From 2015-2019, Richards played 31 games for Aston Villa in his last four years as a footballer. They were “horrible, brutal times. I put the doctor in a bad position because he advised against draining all that fluid from my knee so often. But I wanted to play so bad. One day he took 60ml in my knee but he still had to come back the week after.
“I was definitely depressed. You think: ‘How can I be earning such good money and be depressed?’ But even footballers can struggle. There was only one friend I could talk to and he said: ‘You can overcome this. It will make you stronger.’ Since then I’ve looked at life differently. I work hard and my intentions are pure.”
Richards was initially reluctant to do media work and, even when television opportunities rolled in, he was often dismissed as a beneficiary of positive discrimination. “That was hard because loads of people were messaging: ‘We know why you’ve got this gig.’ But I was doing BBC radio before any of this happened. Imagine going on social media and sending someone a private message just to be horrid. Some of them same people now say: ‘Oh, you’re the best pundit out there.’ What?

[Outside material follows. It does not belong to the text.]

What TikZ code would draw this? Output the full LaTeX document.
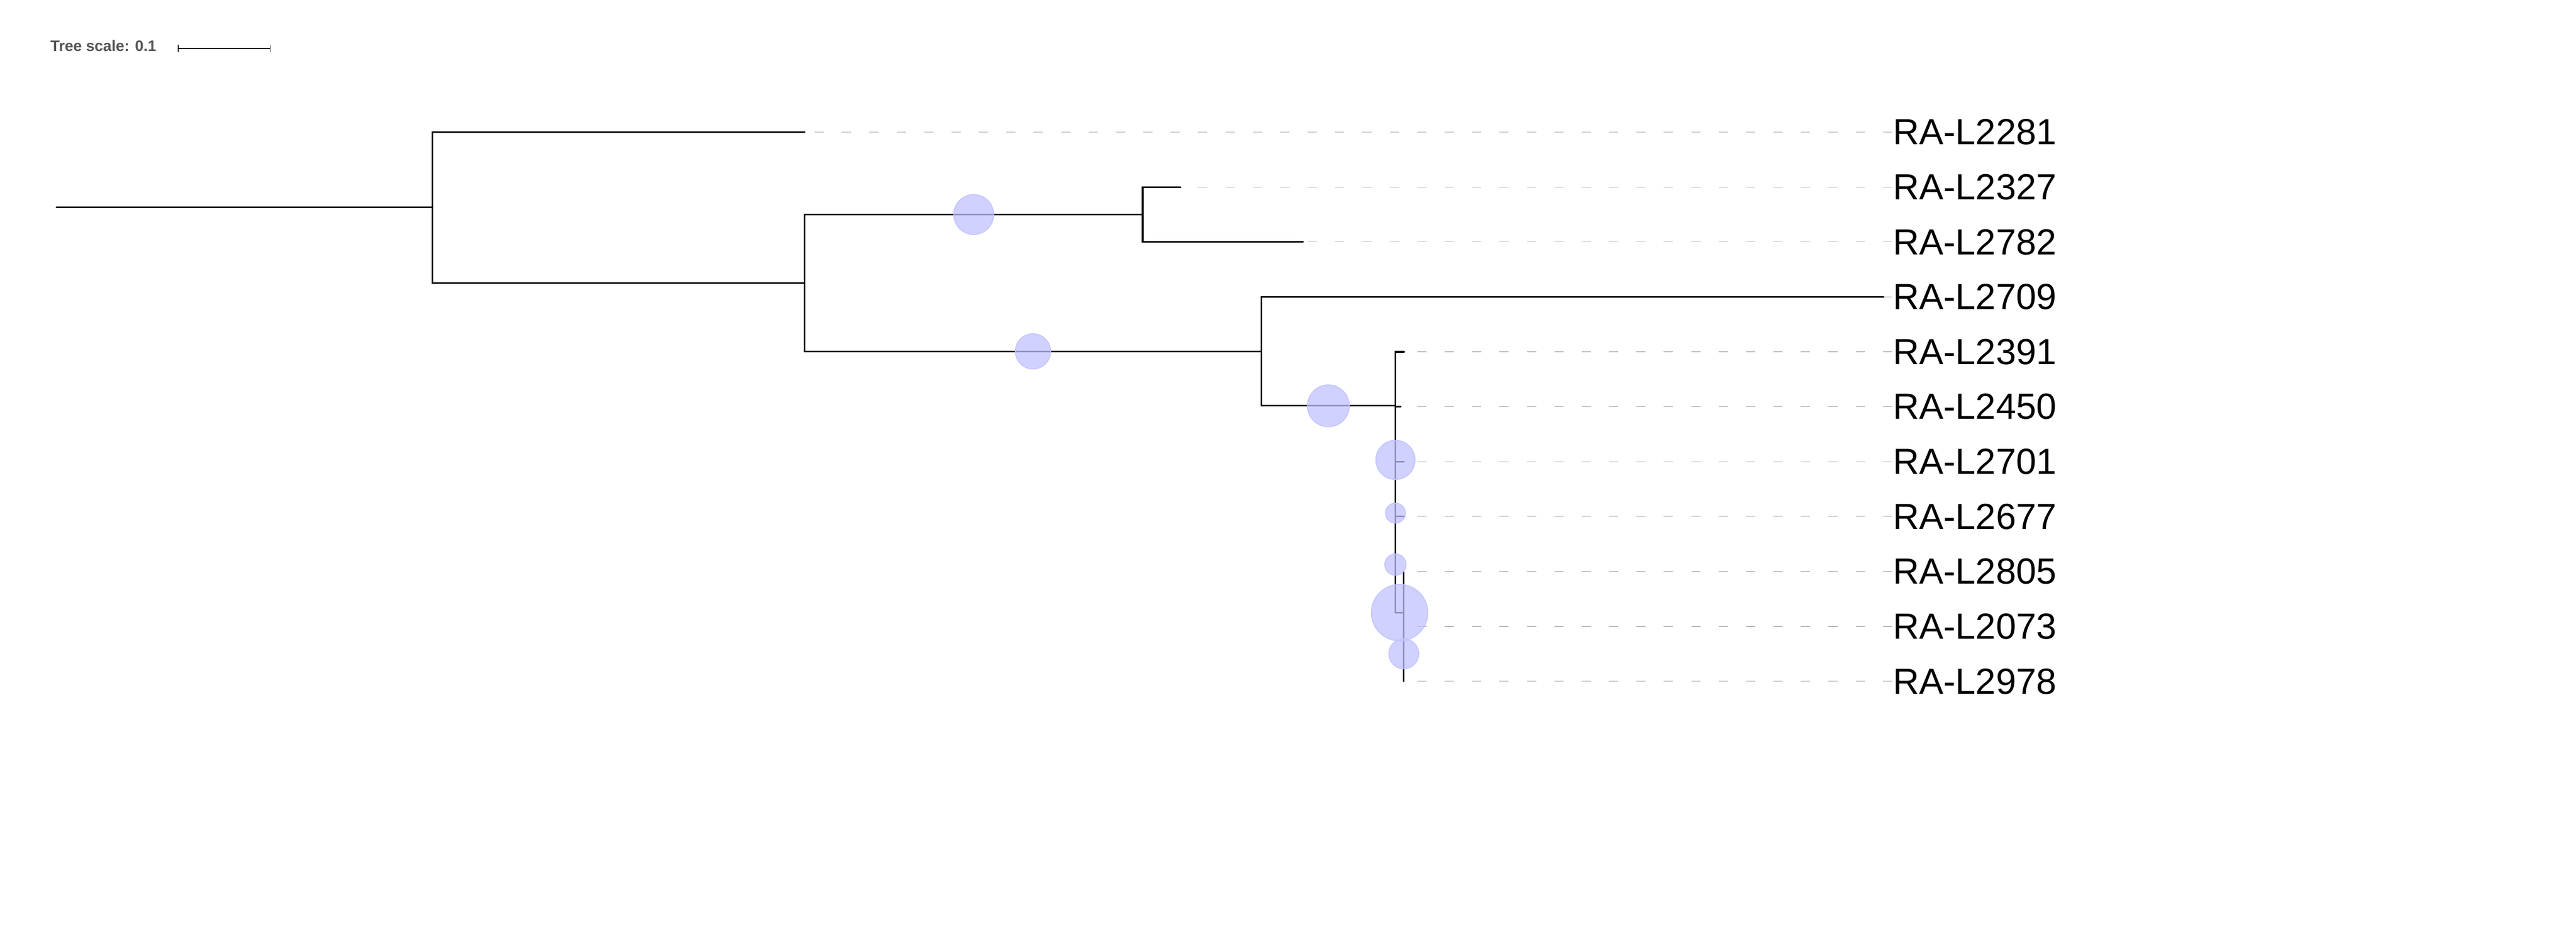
\documentclass[tikz,border=0pt]{standalone}
\usepackage{fontspec}
\setmainfont{Liberation Sans}
\usetikzlibrary{calc}
\definecolor{suppfill}{RGB}{194,194,255}
\definecolor{guidegray}{RGB}{170,170,170}
\definecolor{scalegray}{RGB}{85,85,85}

\begin{document}
\begin{tikzpicture}[x=0.1pt,y=-0.1pt,
    branch/.style={line width=0.48pt,line cap=round},
    guide/.style={draw=guidegray,line width=0.2pt,dash pattern=on 2.8pt off 5.45pt},
    support/.style={fill=suppfill,fill opacity=0.75,draw=suppfill,draw opacity=0.9,line width=0.3pt},
    leaflabel/.style={anchor=west,inner sep=0pt,text height=7.55pt,text depth=0pt,
        font=\fontsize{10.95pt}{13pt}\selectfont}]
    \useasboundingbox (0,0) rectangle (7757,2827);

    % scale
    \node[anchor=base west,inner sep=0pt,text=scalegray,font=\fontsize{4.6pt}{6pt}\selectfont\bfseries] (scalelbl) at (150,155) {Tree scale: 0.1};
    \coordinate (sbl) at (537,146);
    \coordinate (sbr) at (814,146);
    \draw[line width=0.2pt] (sbl) -- (sbr);
    \draw[line width=0.2pt] ($(sbl)+(0,-10.5)$) -- ($(sbl)+(0,10.5)$);
    \draw[line width=0.2pt] ($(sbr)+(0,-10.5)$) -- ($(sbr)+(0,10.5)$);

    % leaves
    \foreach \name/\row/\tip in {2281/1/2423, 2327/2/3555, 2782/3/3924, 2709/4/5672,
                                 2391/5/4228, 2450/6/4218, 2701/7/4228, 2677/8/4229,
                                 2805/9/4227, 2073/10/4227, 2978/11/4227} {
        \coordinate (t\name) at (\tip,{398+165.4*(\row-1)});
        \node[leaflabel] (l\name) at (5698,{398+165.4*(\row-1)}) {RA-L\name};
        \draw[guide] (l\name.west) -- (t\name);
    }

    % internal nodes
    \coordinate (root) at (170,625.1);
    \coordinate (nA) at (1303,625.1);
    \coordinate (nB) at (2423,852.2);
    \coordinate (nC) at (3441,646.1);
    \coordinate (nD) at (3798,1058.3);
    \coordinate (nE) at (4202,1222.4);
    \coordinate (nH) at (4202,1385.2);
    \coordinate (nI) at (4202,1545.5);
    \coordinate (nJ) at (4202,1700.5);
    \coordinate (nF) at (4227,1845.3);
    \coordinate (nG) at (4227,1969.3);

    \draw[branch] (root) -- (nA);
    \draw[branch] (nA) |- (t2281);
    \draw[branch] (nA) |- (nB);
    \draw[branch] (nB) |- (nC);
    \draw[branch] (nC) |- (t2327);
    \draw[branch] (nC) |- (t2782);
    \draw[branch] (nB) |- (nD);
    \draw[branch] (nD) |- (t2709);
    \draw[branch] (nD) |- (nE);
    \draw[branch] (nE) |- (t2391);
    \draw[branch] (nE) |- (nH);
    \draw[branch] (nH) |- (t2450);
    \draw[branch] (nH) |- (nI);
    \draw[branch] (nI) |- (t2701);
    \draw[branch] (nI) |- (nJ);
    \draw[branch] (nJ) |- (t2677);
    \draw[branch] (nJ) |- (nF);
    \draw[branch] (nF) |- (t2805);
    \draw[branch] (nF) |- (nG);
    \draw[branch] (nG) |- (t2073);
    \draw[branch] (nG) |- (t2978);

    % support symbols
    \filldraw[support] ($(nB|-nC)!.5!(nC)$) circle[radius=6pt];
    \filldraw[support] ($(nB|-nD)!.5!(nD)$) circle[radius=5.3pt];
    \filldraw[support] ($(nD|-nE)!.5!(nE)$) circle[radius=6.3pt];
    \filldraw[support] (nH) circle[radius=5.9pt];
    \filldraw[support] (nI) circle[radius=3pt];
    \filldraw[support] (nJ) circle[radius=3.2pt];
    \filldraw[support] ($(nJ|-nF)!.5!(nF)$) circle[radius=8.5pt];
    \filldraw[support] (nG) circle[radius=4.5pt];
\end{tikzpicture}
\end{document}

“I just need time to grow. Jamie Carragher, Gary Neville, Jamie Redknapp, Roy Keane have been doing it for 10 to 15 years. I remember Gary’s first interview with Mancini and his suit’s horrendous, his hair’s all over the place, he’s nervous as hell. Gary is now one of the best pundits in the country.
“We all need time. I wouldn’t still be on Sky or the BBC if I wasn’t doing my job well. People now understand that but back then they couldn’t.”
Keane’s intimidating aura disappeared when, during lockdown, Richards saw the hard man apply his own blusher. “It was brilliant,” Richards says, laughing. “Roy’s an absolute diamond. At first he seems standoffish but he’s the sweetest, humblest person you’ll ever meet. Just don’t take the piss. He’s so passionate and loves the game. He can’t let the game go.”
Richards also remains in thrall to football. “I love everything I’m doing. But my schedule is too hectic and I’ve got a son who’s five and I’m starting to miss key parts of his life. That’s the only thing I’m worried about. But football will always be my passion.”